• _Problem description_: Leave out the pictures and retype only the lines from the opening line to the line that holds "Chart.register(...registerables);", both ends included.

• _Dataset extract_:
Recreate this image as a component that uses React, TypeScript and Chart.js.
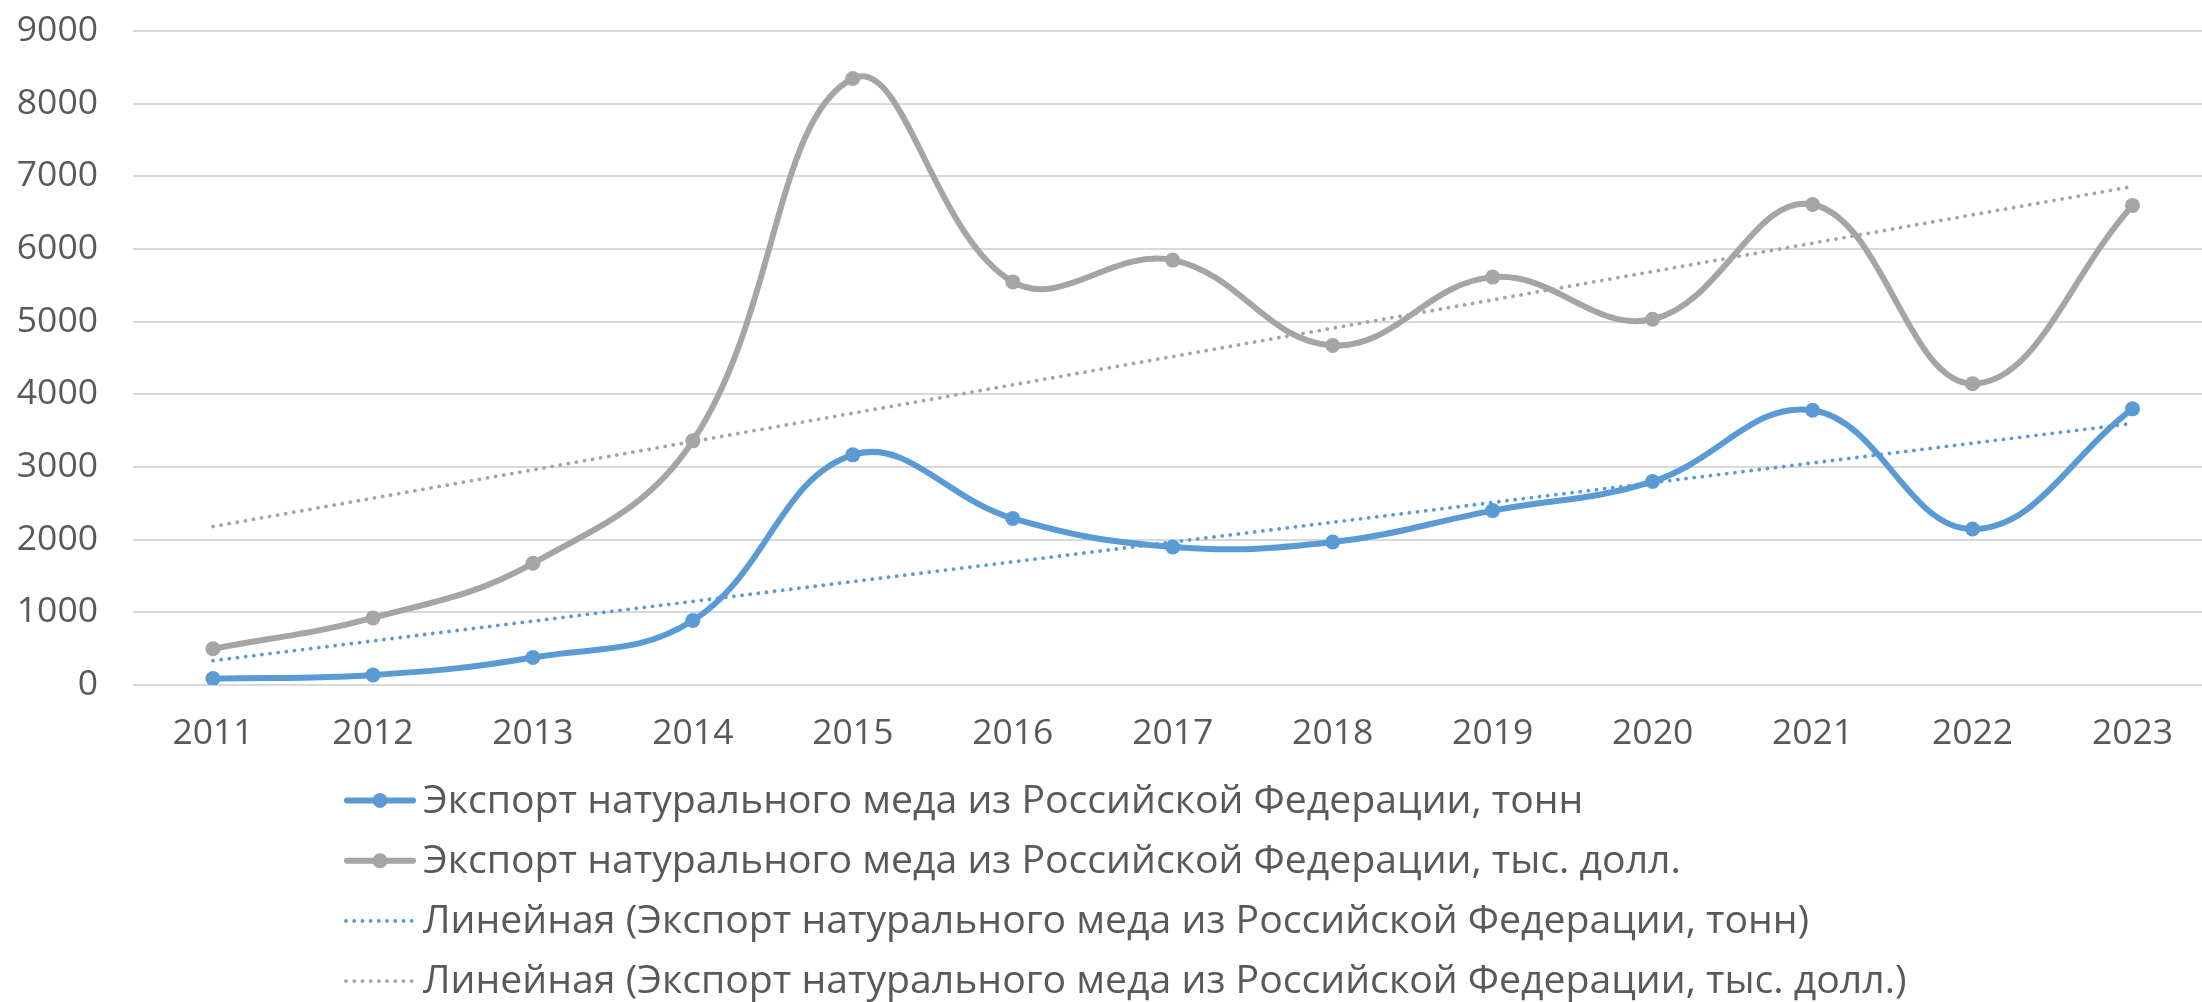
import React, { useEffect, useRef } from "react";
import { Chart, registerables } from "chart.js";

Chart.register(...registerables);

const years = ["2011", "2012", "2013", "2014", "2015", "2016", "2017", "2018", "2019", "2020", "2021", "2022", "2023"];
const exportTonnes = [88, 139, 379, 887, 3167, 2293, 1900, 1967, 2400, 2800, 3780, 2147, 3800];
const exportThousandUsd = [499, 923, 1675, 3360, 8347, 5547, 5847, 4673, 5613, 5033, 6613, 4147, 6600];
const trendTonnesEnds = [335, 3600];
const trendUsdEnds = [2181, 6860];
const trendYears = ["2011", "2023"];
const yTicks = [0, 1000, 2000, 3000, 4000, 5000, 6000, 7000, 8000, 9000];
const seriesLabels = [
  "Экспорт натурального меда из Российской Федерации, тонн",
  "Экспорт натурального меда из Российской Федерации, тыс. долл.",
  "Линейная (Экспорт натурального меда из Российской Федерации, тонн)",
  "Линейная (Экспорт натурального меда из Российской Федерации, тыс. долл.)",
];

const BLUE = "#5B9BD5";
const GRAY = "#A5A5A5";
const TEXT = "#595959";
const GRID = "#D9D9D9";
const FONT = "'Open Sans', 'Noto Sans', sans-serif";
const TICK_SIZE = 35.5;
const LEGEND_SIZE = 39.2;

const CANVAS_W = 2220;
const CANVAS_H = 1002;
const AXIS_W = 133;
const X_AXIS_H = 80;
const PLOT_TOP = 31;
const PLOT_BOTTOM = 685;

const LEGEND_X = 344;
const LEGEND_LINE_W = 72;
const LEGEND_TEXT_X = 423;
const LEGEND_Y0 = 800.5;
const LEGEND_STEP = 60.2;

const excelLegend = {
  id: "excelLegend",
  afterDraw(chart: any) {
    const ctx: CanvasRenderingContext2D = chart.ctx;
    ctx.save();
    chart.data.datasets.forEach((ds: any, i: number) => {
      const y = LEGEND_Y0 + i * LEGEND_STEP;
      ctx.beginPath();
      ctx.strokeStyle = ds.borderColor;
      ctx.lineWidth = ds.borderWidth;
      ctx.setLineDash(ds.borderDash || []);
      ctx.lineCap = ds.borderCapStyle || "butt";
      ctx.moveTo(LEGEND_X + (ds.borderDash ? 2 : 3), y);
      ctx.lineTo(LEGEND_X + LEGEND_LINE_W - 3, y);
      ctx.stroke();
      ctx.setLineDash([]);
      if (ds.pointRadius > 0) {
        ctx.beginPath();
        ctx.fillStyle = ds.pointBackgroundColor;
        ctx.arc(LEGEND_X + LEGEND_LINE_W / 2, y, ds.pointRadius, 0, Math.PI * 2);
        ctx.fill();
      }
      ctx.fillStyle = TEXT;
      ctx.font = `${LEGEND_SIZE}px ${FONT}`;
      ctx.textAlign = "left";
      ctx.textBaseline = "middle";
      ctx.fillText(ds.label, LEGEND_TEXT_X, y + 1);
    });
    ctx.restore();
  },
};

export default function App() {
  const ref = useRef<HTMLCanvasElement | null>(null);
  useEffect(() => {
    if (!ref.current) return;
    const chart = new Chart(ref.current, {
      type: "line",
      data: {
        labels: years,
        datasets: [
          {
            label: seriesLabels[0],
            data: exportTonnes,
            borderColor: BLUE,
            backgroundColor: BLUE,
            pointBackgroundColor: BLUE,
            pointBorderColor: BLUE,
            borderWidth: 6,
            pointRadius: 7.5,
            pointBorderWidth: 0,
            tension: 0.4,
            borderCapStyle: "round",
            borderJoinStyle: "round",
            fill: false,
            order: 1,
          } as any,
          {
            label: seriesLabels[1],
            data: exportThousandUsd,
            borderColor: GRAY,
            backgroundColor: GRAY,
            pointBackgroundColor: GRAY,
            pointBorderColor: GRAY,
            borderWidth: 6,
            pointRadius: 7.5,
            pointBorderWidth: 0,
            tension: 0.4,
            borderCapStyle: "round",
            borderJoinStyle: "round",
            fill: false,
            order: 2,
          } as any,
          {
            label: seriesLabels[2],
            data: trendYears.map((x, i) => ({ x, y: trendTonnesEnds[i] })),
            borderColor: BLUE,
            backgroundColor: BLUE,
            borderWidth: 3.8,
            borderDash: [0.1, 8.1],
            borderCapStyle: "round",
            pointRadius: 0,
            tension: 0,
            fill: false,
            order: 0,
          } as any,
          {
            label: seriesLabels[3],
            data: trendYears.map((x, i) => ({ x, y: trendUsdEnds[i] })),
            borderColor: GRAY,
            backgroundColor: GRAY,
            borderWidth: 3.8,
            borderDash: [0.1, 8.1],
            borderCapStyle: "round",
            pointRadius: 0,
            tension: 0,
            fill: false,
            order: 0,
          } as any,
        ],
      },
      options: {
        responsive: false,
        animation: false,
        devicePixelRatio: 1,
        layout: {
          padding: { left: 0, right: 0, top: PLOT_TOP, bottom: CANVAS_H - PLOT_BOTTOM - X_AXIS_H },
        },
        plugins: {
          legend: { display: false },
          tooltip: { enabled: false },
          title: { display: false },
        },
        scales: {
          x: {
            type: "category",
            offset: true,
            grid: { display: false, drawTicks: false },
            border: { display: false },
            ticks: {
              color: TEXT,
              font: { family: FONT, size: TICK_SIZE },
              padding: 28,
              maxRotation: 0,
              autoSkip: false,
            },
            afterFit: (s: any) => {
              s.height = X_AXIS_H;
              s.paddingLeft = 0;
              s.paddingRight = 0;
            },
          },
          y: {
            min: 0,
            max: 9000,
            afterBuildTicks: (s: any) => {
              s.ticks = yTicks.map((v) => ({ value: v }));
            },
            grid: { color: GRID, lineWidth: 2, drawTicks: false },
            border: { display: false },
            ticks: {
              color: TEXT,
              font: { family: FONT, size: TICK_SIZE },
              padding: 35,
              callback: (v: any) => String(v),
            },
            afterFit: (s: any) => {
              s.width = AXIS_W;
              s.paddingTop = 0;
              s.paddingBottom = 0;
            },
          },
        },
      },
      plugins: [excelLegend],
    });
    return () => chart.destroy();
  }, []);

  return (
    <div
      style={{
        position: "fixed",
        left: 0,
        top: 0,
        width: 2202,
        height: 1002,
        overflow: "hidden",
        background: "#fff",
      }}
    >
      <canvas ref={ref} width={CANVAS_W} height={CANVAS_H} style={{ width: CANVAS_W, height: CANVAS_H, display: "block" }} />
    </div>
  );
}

• _Exercise result_:
Recreate this image as a component that uses React, TypeScript and Chart.js.
import React, { useEffect, useRef } from "react";
import { Chart, registerables } from "chart.js";

Chart.register(...registerables);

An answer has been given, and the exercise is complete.